_Work to complete_. Restate the whole listing word for word. Pictures are left out.

_Information provided_.

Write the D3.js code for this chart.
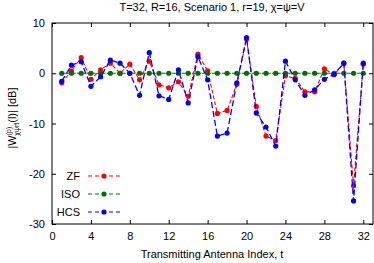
<!DOCTYPE html>
<html>
<head>
<meta charset="utf-8">
<script src="https://cdn.jsdelivr.net/npm/d3@7"></script>
<style>
  body { margin: 0; background: #fff; }
  svg { display: block; font-family: "Liberation Sans", Arial, sans-serif; }
</style>
</head>
<body>
<svg id="chart" width="374" height="263"></svg>
<script>
// antenna index t = 1..32
const antennaIdx = d3.range(1, 33);

const zfValues  = [-1.9, 0.5, 3.1, -1.2, 0.7, 2.0, 0.0, 1.8, -1.3, 2.4, -2.3, -2.9, -1.7, -4.6, 3.8, 0.5,
                   -8.0, -7.4, -2.2, 6.8, -6.6, -12.5, -13.4, -0.5, -1.0, -3.7, -3.7, 0.9, -0.3, 2.0, -22.4, 1.8];
const isoValues = antennaIdx.map(() => 0);
const hcsValues = [-1.6, 1.6, 2.3, -2.6, -0.7, 2.6, 2.0, 0.0, -4.4, 4.1, -4.5, -5.2, 0.7, -5.9, 3.3, -1.3,
                   -12.5, -11.9, -1.9, 7.1, -7.9, -10.7, -14.5, 2.4, -1.3, -4.4, -3.3, -1.2, -0.2, 2.0, -25.4, 2.0];

const xTicks = [0, 4, 8, 12, 16, 20, 24, 28, 32];
const yTicks = [10, 0, -10, -20, -30];

const series = [
  { name: "ZF",  values: zfValues,  color: "#ff0000", dash: "4,2", width: 1.1 },
  { name: "ISO", values: isoValues, color: "#007000", dash: "4,1", width: 1.1 },
  { name: "HCS", values: hcsValues, color: "#0000ff", dash: "6,3", width: 1.3 }
];

const svg = d3.select("#chart");
const margin = { left: 52, right: 1, top: 23, bottom: 39 };
const W = 374, H = 263;

const x = d3.scaleLinear().domain([0, 33]).range([margin.left, W - margin.right]);
const y = d3.scaleLinear().domain([-30, 10]).range([H - margin.bottom, margin.top]);

// frame
svg.append("rect")
  .attr("x", x(0)).attr("y", y(10))
  .attr("width", x(33) - x(0)).attr("height", y(-30) - y(10))
  .attr("fill", "none").attr("stroke", "#000").attr("stroke-width", 1);

// axes with inward ticks
svg.append("g")
  .attr("transform", `translate(0,${y(-30)})`)
  .call(d3.axisBottom(x).tickValues(xTicks).tickSizeInner(-4).tickSizeOuter(0).tickPadding(8))
  .call(g => g.select(".domain").remove());
svg.append("g")
  .attr("transform", `translate(0,${y(10)})`)
  .call(d3.axisTop(x).tickValues(xTicks).tickSizeInner(-4).tickSizeOuter(0).tickFormat(""))
  .call(g => g.select(".domain").remove());
svg.append("g")
  .attr("transform", `translate(${x(0)},0)`)
  .call(d3.axisLeft(y).tickValues(yTicks).tickSizeInner(-4).tickSizeOuter(0).tickPadding(7)
    .tickFormat(d => d < 0 ? "-" + Math.abs(d) : d))
  .call(g => g.select(".domain").remove());
svg.append("g")
  .attr("transform", `translate(${x(33)},0)`)
  .call(d3.axisRight(y).tickValues(yTicks).tickSizeInner(-4).tickSizeOuter(0).tickFormat(""))
  .call(g => g.select(".domain").remove());

svg.selectAll(".tick text").attr("font-size", 11).attr("font-family", "Liberation Sans, Arial, sans-serif").attr("fill", "#000");
svg.selectAll(".tick line").attr("stroke", "#000");

// series
const line = d3.line().x((d, i) => x(antennaIdx[i])).y(d => y(d));
series.forEach(s => {
  svg.append("path")
    .datum(s.values)
    .attr("d", line)
    .attr("fill", "none")
    .attr("stroke", s.color)
    .attr("stroke-width", s.width)
    .attr("stroke-dasharray", s.dash);
  svg.append("g").selectAll("circle")
    .data(s.values)
    .join("circle")
    .attr("cx", (d, i) => x(antennaIdx[i]))
    .attr("cy", d => y(d))
    .attr("r", 2.6)
    .attr("fill", s.color);
});

// legend
const legend = svg.append("g");
series.forEach((s, i) => {
  const ly = 176 + i * 18;
  legend.append("text")
    .attr("x", 80).attr("y", ly + 4)
    .attr("text-anchor", "end")
    .attr("font-size", 11)
    .text(s.name);
  legend.append("line")
    .attr("x1", 88).attr("x2", 121).attr("y1", ly).attr("y2", ly)
    .attr("stroke", s.color).attr("stroke-width", 1.1)
    .attr("stroke-dasharray", "4,3");
  legend.append("circle")
    .attr("cx", 104).attr("cy", ly).attr("r", 2.6).attr("fill", s.color);
});

// title
svg.append("text")
  .attr("x", 212).attr("y", 11)
  .attr("text-anchor", "middle")
  .attr("font-size", 11)
  .text("T=32, R=16, Scenario 1, r=19, χ=ψ=V");

// x label
svg.append("text")
  .attr("x", 212).attr("y", 258)
  .attr("text-anchor", "middle")
  .attr("font-size", 11)
  .text("Transmitting Antenna Index, t");

// y label
const yl = svg.append("text")
  .attr("transform", "translate(16,118) rotate(-90)")
  .attr("text-anchor", "middle")
  .attr("font-size", 11);
yl.append("tspan").text("|W");
yl.append("tspan").attr("font-size", 7).attr("dy", -5).text("(p)");
yl.append("tspan").attr("font-size", 7).attr("dx", -9).attr("dy", 8).text("χψrt");
yl.append("tspan").attr("dy", -3).text("(l)| [dB]");
</script>
</body>
</html>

_Exercise answer_.
Write the D3.js code for this chart.
<!DOCTYPE html>
<html>
<head>
<meta charset="utf-8">
<script src="https://cdn.jsdelivr.net/npm/d3@7"></script>
<style>
  body { margin: 0; background: #fff; }
  svg { display: block; font-family: "Liberation Sans", Arial, sans-serif; }
</style>
</head>
<body>
<svg id="chart" width="374" height="263"></svg>
<script>
// antenna index t = 1..32
const antennaIdx = d3.range(1, 33);

const zfValues  = [-1.9, 0.5, 3.1, -1.2, 0.7, 2.0, 0.0, 1.8, -1.3, 2.4, -2.3, -2.9, -1.7, -4.6, 3.8, 0.5,
                   -8.0, -7.4, -2.2, 6.8, -6.6, -12.5, -13.4, -0.5, -1.0, -3.7, -3.7, 0.9, -0.3, 2.0, -22.4, 1.8];
const isoValues = antennaIdx.map(() => 0);
const hcsValues = [-1.6, 1.6, 2.3, -2.6, -0.7, 2.6, 2.0, 0.0, -4.4, 4.1, -4.5, -5.2, 0.7, -5.9, 3.3, -1.3,
                   -12.5, -11.9, -1.9, 7.1, -7.9, -10.7, -14.5, 2.4, -1.3, -4.4, -3.3, -1.2, -0.2, 2.0, -25.4, 2.0];

const xTicks = [0, 4, 8, 12, 16, 20, 24, 28, 32];
const yTicks = [10, 0, -10, -20, -30];

const series = [
  { name: "ZF",  values: zfValues,  color: "#ff0000", dash: "4,2", width: 1.1 },
  { name: "ISO", values: isoValues, color: "#007000", dash: "4,1", width: 1.1 },
  { name: "HCS", values: hcsValues, color: "#0000ff", dash: "6,3", width: 1.3 }
];

const svg = d3.select("#chart");
const margin = { left: 52, right: 1, top: 23, bottom: 39 };
const W = 374, H = 263;

const x = d3.scaleLinear().domain([0, 33]).range([margin.left, W - margin.right]);
const y = d3.scaleLinear().domain([-30, 10]).range([H - margin.bottom, margin.top]);

// frame
svg.append("rect")
  .attr("x", x(0)).attr("y", y(10))
  .attr("width", x(33) - x(0)).attr("height", y(-30) - y(10))
  .attr("fill", "none").attr("stroke", "#000").attr("stroke-width", 1);

// axes with inward ticks
svg.append("g")
  .attr("transform", `translate(0,${y(-30)})`)
  .call(d3.axisBottom(x).tickValues(xTicks).tickSizeInner(-4).tickSizeOuter(0).tickPadding(8))
  .call(g => g.select(".domain").remove());
svg.append("g")
  .attr("transform", `translate(0,${y(10)})`)
  .call(d3.axisTop(x).tickValues(xTicks).tickSizeInner(-4).tickSizeOuter(0).tickFormat(""))
  .call(g => g.select(".domain").remove());
svg.append("g")
  .attr("transform", `translate(${x(0)},0)`)
  .call(d3.axisLeft(y).tickValues(yTicks).tickSizeInner(-4).tickSizeOuter(0).tickPadding(7)
    .tickFormat(d => d < 0 ? "-" + Math.abs(d) : d))
  .call(g => g.select(".domain").remove());
svg.append("g")
  .attr("transform", `translate(${x(33)},0)`)
  .call(d3.axisRight(y).tickValues(yTicks).tickSizeInner(-4).tickSizeOuter(0).tickFormat(""))
  .call(g => g.select(".domain").remove());

svg.selectAll(".tick text").attr("font-size", 11).attr("font-family", "Liberation Sans, Arial, sans-serif").attr("fill", "#000");
svg.selectAll(".tick line").attr("stroke", "#000");

// series
const line = d3.line().x((d, i) => x(antennaIdx[i])).y(d => y(d));
series.forEach(s => {
  svg.append("path")
    .datum(s.values)
    .attr("d", line)
    .attr("fill", "none")
    .attr("stroke", s.color)
    .attr("stroke-width", s.width)
    .attr("stroke-dasharray", s.dash);
  svg.append("g").selectAll("circle")
    .data(s.values)
    .join("circle")
    .attr("cx", (d, i) => x(antennaIdx[i]))
    .attr("cy", d => y(d))
    .attr("r", 2.6)
    .attr("fill", s.color);
});

// legend
const legend = svg.append("g");
series.forEach((s, i) => {
  const ly = 176 + i * 18;
  legend.append("text")
    .attr("x", 80).attr("y", ly + 4)
    .attr("text-anchor", "end")
    .attr("font-size", 11)
    .text(s.name);
  legend.append("line")
    .attr("x1", 88).attr("x2", 121).attr("y1", ly).attr("y2", ly)
    .attr("stroke", s.color).attr("stroke-width", 1.1)
    .attr("stroke-dasharray", "4,3");
  legend.append("circle")
    .attr("cx", 104).attr("cy", ly).attr("r", 2.6).attr("fill", s.color);
});

// title
svg.append("text")
  .attr("x", 212).attr("y", 11)
  .attr("text-anchor", "middle")
  .attr("font-size", 11)
  .text("T=32, R=16, Scenario 1, r=19, χ=ψ=V");

// x label
svg.append("text")
  .attr("x", 212).attr("y", 258)
  .attr("text-anchor", "middle")
  .attr("font-size", 11)
  .text("Transmitting Antenna Index, t");

// y label
const yl = svg.append("text")
  .attr("transform", "translate(16,118) rotate(-90)")
  .attr("text-anchor", "middle")
  .attr("font-size", 11);
yl.append("tspan").text("|W");
yl.append("tspan").attr("font-size", 7).attr("dy", -5).text("(p)");
yl.append("tspan").attr("font-size", 7).attr("dx", -9).attr("dy", 8).text("χψrt");
yl.append("tspan").attr("dy", -3).text("(l)| [dB]");
</script>
</body>
</html>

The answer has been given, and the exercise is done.